Labour Minister Marko Pavić (Photo: Patrik Macek/PIXSELL) Labour Minister Marko Pavić (Photo: Patrik Macek/PIXSELL)

These warnings were voiced by EU officials on Tuesday in Zagreb at a presentation of a report on pension adequacy for 2018, a report on the ageing of the population, and the latest recommendations for Croatia issued as part of the European Semester.

“In general terms, Croatian pensions are lower than in other EU member states. However, the greatest threat lies in the future. There is a risk that in the future, because of its ageing population, Croatia will not be able to protect its pensioners from poverty.
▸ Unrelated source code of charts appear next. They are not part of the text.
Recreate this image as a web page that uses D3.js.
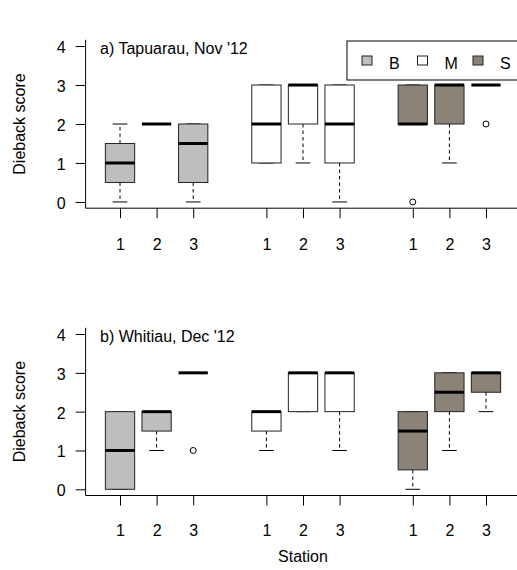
<!DOCTYPE html>
<html>
<head>
<meta charset="utf-8">
<script src="https://cdn.jsdelivr.net/npm/d3@7"></script>
<style>
  html, body { margin: 0; padding: 0; background: #fff; }
  svg { display: block; font-family: "Liberation Sans", Arial, sans-serif; }
</style>
</head>
<body>
<svg id="chart" width="517" height="570"></svg>
<script>
// Site types and stations along the transect
const siteTypes = ["B", "M", "S"];
const stations = ["1", "2", "3"];
const siteFills = ["#bebebe", "#ffffff", "#8b8378"];
const yTicks = [0, 1, 2, 3, 4];

// Box statistics per box: [lower whisker, Q1, median, Q3, upper whisker]
// Order: B1, B2, B3, M1, M2, M3, S1, S2, S3
const tapuarauStats = [
  [0, 0.5, 1, 1.5, 2],
  [2, 2, 2, 2, 2],
  [0, 0.5, 1.5, 2, 2],
  [1, 1, 2, 3, 3],
  [1, 2, 3, 3, 3],
  [0, 1, 2, 3, 3],
  [2, 2, 2, 3, 3],
  [1, 2, 3, 3, 3],
  [3, 3, 3, 3, 3]
];
const tapuarauOutliers = [[], [], [], [], [], [], [0], [], [2]];

const whitiauStats = [
  [0, 0, 1, 2, 2],
  [1, 1.5, 2, 2, 2],
  [3, 3, 3, 3, 3],
  [1, 1.5, 2, 2, 2],
  [2, 2, 3, 3, 3],
  [1, 2, 3, 3, 3],
  [0, 0.5, 1.5, 2, 2],
  [1, 2, 2.5, 3, 3],
  [2, 2.5, 3, 3, 3]
];
const whitiauOutliers = [[], [], [1], [], [], [], [], [], []];

const panelTitles = ["a) Tapuarau, Nov '12", "b) Whitiau, Dec '12"];

const svg = d3.select("#chart");
const fontSize = 16;

// Box positions: stations 1-3 within each site group, a gap between groups
const boxPos = [];
siteTypes.forEach((s, g) => stations.forEach((st, i) => boxPos.push(g * 4 + i + 1)));

const x = d3.scaleLinear().domain([0.06, 11.94]).range([85.6, 520.4]);
const boxW = x(0.8) - x(0);

function drawPanel(top, bottom, stats, outliers, title, labelPad, showLegend) {
  const y = d3.scaleLinear().domain([-0.16, 4.16]).range([bottom, top]);
  const g = svg.append("g");

  // y axis
  const yAxis = d3.axisLeft(y).tickValues(yTicks).tickSize(10).tickPadding(10)
    .tickFormat(d3.format("d"));
  const ya = g.append("g").attr("transform", `translate(${x.range()[0]},0)`).call(yAxis);
  ya.select(".domain").remove();
  ya.selectAll("text").attr("font-size", fontSize).attr("font-family", null)
    .attr("dy", "0.4em").attr("fill", "#000");
  ya.selectAll("line").attr("stroke", "#000");

  // x axis (station numbers)
  const xAxis = d3.axisBottom(x).tickValues(boxPos).tickSize(10).tickPadding(labelPad)
    .tickFormat((d, i) => stations[i % 3]);
  const xa = g.append("g").attr("transform", `translate(0,${bottom})`).call(xAxis);
  xa.select(".domain").remove();
  xa.selectAll("text").attr("font-size", fontSize).attr("font-family", null).attr("fill", "#000");
  xa.selectAll("line").attr("stroke", "#000");

  // L-shaped frame
  g.append("path")
    .attr("d", `M${x.range()[0]},${top}V${bottom}H${x.range()[1]}`)
    .attr("fill", "none").attr("stroke", "#000").attr("stroke-width", 1);

  // boxes
  const boxes = g.selectAll("g.box").data(stats).join("g").attr("class", "box");
  boxes.each(function (d, i) {
    const b = d3.select(this);
    const cx = x(boxPos[i]);
    const fill = siteFills[Math.floor(i / 3)];
    const [lo, q1, med, q3, hi] = d;
    // whiskers
    b.append("line").attr("x1", cx).attr("x2", cx).attr("y1", y(q1)).attr("y2", y(lo))
      .attr("stroke", "#000").attr("stroke-dasharray", "3.5,3");
    b.append("line").attr("x1", cx).attr("x2", cx).attr("y1", y(q3)).attr("y2", y(hi))
      .attr("stroke", "#000").attr("stroke-dasharray", "3.5,3");
    // staples
    [lo, hi].forEach(v => b.append("line")
      .attr("x1", cx - boxW / 4).attr("x2", cx + boxW / 4)
      .attr("y1", y(v)).attr("y2", y(v)).attr("stroke", "#000"));
    // box
    b.append("rect").attr("x", cx - boxW / 2).attr("width", boxW)
      .attr("y", y(q3)).attr("height", y(q1) - y(q3))
      .attr("fill", fill).attr("stroke", "#222").attr("stroke-width", 1);
    // median
    b.append("line").attr("x1", cx - boxW / 2).attr("x2", cx + boxW / 2)
      .attr("y1", y(med)).attr("y2", y(med)).attr("stroke", "#000").attr("stroke-width", 3);
    // outliers
    outliers[i].forEach(v => b.append("circle").attr("cx", cx).attr("cy", y(v)).attr("r", 3)
      .attr("fill", "none").attr("stroke", "#000").attr("stroke-width", 1));
  });

  // panel title
  g.append("text").attr("x", 100).attr("y", top + 14).attr("font-size", fontSize)
    .text(title);

  // y axis label
  g.append("text")
    .attr("transform", `translate(25,${(top + bottom) / 2}) rotate(-90)`)
    .attr("text-anchor", "middle").attr("font-size", fontSize)
    .text("Dieback score");

  if (showLegend) {
    const lg = g.append("g");
    lg.append("rect").attr("x", 347).attr("y", 41).attr("width", 200).attr("height", 39)
      .attr("fill", "#fff").attr("stroke", "#000").attr("stroke-width", 1);
    siteTypes.forEach((s, i) => {
      const sx = 362 + 55.5 * i;
      lg.append("rect").attr("x", sx).attr("y", 56).attr("width", 10).attr("height", 9)
        .attr("fill", siteFills[i]).attr("stroke", "#222");
      lg.append("text").attr("x", sx + 27).attr("y", 68.5).attr("font-size", fontSize).text(s);
    });
  }
}

drawPanel(39.8, 208.2, tapuarauStats, tapuarauOutliers, panelTitles[0], 20, true);
drawPanel(327.8, 495.5, whitiauStats, whitiauOutliers, panelTitles[1], 19, false);

// shared x axis title
svg.append("text").attr("x", 303).attr("y", 562).attr("text-anchor", "middle")
  .attr("font-size", fontSize).text("Station");
</script>
</body>
</html>
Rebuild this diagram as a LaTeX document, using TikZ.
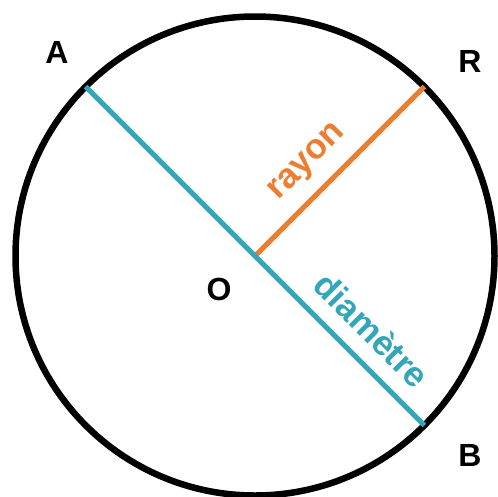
\documentclass[tikz,border=0pt]{standalone}
\usepackage{fontspec}
\setmainfont{Liberation Sans}
\usetikzlibrary{calc}
\definecolor{teal1}{RGB}{52,166,186}
\definecolor{orange1}{RGB}{237,125,49}
\begin{document}
\begin{tikzpicture}[x=1pt,y=-1pt,
  lbl/.style={font=\fontsize{32}{36}\selectfont\bfseries, inner sep=0pt},
  word/.style={font=\fontsize{35}{40}\selectfont\bfseries, inner sep=0pt}]
\useasboundingbox (0,0) rectangle (498,496);
\coordinate (O) at (255,256);
\coordinate (A) at ($(O)+(-169.4,-169.4)$);
\coordinate (B) at ($(O)+(169.4,169.4)$);
\coordinate (R) at ($(O)+(169.4,-169.4)$);
\draw[line width=6.5pt] (O) circle (239.5);
\draw[orange1, line width=5pt] (O) -- (R);
\draw[teal1, line width=5pt] (A) -- (B);
\node[lbl] (lA) at (57,52) {A};
\node[lbl] (lR) at (470,61) {R};
\node[lbl] (lB) at (470,455) {B};
\node[lbl] (lO) at (219,289) {O};
\node[word, text=orange1, rotate=45] (ray) at (308,163) {rayon};
\node[word, text=teal1, rotate=-45] (dia) at (372,330) {diamètre};
\end{tikzpicture}
\end{document}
That’s why it is important to empower young people and help them find jobs, while helping the elderly stay healthy and active longer, so that they can remain productive members of society,” said Ettore Marchetti from the European Commission’s Directorate General for Employment, Social Affairs and Inclusion.

Egbert Holthuis, also from the EC’s directorate, said Croatia’s labor market had improved, but there was still a high rate of unemployment for young people, adding that could be remedied with improvements to the education system.

“People will have to remain on the labor market longer because of themselves and their children, in order to ensure adequate pensions. We believe Croatia should take better advantage of the EU’s structural funds for infrastructure and education and this should change more quickly,” he added.

Labor and Pension System Minister Marko Pavić concluded that the data from the reports shows the need for pension system reform. “It is clear that we have only 20 percent of pensioners who put in 40 years of work or more. We have a deficit of 17 billion kuna and it is the goal of this government to tackle comprehensive pension reform – something earlier governments were loath to do,” Paivć said.

He said the ministry had formed working groups, which will go over the details of the plan with labor unions and employers. New legislation should be drafted by September and adopted in early 2019.